**SHORT TASK:** Repeat exactly the lines running from the first line of the data to the line containing "plt.rcParams['font.family'] = ['Liberation", both ends included, and nothing else; drop the pictures.

**AVAILABLE DATA:**
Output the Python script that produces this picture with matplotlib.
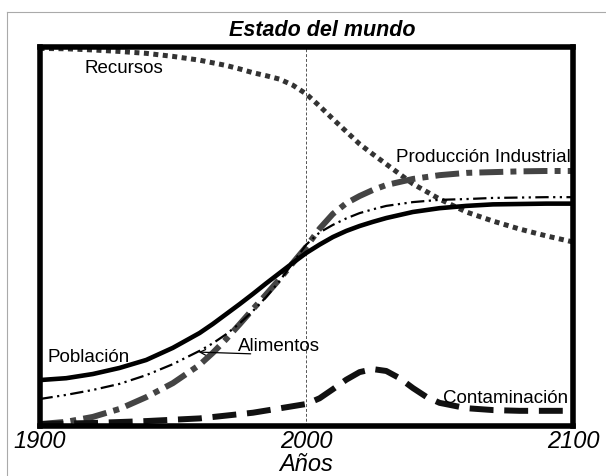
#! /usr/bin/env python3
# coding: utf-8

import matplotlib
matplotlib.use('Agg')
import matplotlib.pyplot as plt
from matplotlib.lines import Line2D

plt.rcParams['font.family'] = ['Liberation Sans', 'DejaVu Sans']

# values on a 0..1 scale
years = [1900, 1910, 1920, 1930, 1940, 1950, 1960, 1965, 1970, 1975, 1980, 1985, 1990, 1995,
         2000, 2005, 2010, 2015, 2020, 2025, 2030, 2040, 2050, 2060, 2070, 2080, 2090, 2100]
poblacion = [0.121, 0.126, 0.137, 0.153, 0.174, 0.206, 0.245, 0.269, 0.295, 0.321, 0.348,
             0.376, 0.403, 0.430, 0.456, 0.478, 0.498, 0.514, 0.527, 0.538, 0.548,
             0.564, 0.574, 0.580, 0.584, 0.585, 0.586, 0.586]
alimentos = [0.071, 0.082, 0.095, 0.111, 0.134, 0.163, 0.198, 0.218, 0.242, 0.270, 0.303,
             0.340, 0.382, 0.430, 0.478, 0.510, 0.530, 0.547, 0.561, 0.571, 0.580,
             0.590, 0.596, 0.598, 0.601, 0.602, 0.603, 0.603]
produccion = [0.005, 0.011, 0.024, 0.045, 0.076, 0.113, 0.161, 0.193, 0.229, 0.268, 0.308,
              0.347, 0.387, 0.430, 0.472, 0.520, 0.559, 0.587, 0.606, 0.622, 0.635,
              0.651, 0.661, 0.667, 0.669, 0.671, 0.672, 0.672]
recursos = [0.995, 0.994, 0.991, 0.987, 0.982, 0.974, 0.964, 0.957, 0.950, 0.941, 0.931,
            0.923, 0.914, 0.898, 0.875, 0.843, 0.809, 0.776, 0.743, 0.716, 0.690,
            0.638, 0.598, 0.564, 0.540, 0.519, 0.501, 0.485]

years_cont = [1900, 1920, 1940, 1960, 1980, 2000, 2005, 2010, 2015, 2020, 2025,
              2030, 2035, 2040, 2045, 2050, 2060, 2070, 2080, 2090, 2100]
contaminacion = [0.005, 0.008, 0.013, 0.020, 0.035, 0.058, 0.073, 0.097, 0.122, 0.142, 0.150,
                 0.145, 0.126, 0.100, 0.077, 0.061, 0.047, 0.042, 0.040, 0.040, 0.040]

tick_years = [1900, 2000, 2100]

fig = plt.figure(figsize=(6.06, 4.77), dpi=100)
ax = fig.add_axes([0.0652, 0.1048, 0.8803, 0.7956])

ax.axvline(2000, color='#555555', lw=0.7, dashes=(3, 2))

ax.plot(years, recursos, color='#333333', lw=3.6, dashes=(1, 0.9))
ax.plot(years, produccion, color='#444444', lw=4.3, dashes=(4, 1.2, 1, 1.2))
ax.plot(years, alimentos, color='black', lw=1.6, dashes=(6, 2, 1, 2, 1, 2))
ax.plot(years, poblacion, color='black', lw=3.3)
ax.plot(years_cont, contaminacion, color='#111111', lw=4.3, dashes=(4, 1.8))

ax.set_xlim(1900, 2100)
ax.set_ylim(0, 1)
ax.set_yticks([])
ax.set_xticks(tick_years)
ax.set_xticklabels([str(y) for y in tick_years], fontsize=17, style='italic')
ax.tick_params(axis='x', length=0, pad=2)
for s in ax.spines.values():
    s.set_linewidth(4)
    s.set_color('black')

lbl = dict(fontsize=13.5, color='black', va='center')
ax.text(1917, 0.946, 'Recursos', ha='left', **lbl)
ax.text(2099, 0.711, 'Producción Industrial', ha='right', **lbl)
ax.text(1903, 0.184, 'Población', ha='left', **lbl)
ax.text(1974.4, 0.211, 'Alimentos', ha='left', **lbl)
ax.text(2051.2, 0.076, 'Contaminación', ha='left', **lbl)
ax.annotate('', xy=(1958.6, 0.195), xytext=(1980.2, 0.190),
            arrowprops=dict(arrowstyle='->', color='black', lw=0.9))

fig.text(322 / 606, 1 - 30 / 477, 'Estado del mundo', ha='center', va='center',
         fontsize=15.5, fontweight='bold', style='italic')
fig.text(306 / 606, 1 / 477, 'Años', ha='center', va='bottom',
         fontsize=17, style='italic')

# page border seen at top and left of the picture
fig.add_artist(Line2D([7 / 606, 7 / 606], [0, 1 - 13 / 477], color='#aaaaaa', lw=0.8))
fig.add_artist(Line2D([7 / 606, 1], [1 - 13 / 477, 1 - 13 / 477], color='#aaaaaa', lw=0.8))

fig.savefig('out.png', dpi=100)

**RESULT OF THIS TASK:**
Output the Python script that produces this picture with matplotlib.
#! /usr/bin/env python3
# coding: utf-8

import matplotlib
matplotlib.use('Agg')
import matplotlib.pyplot as plt
from matplotlib.lines import Line2D

plt.rcParams['font.family'] = ['Liberation Sans', 'DejaVu Sans']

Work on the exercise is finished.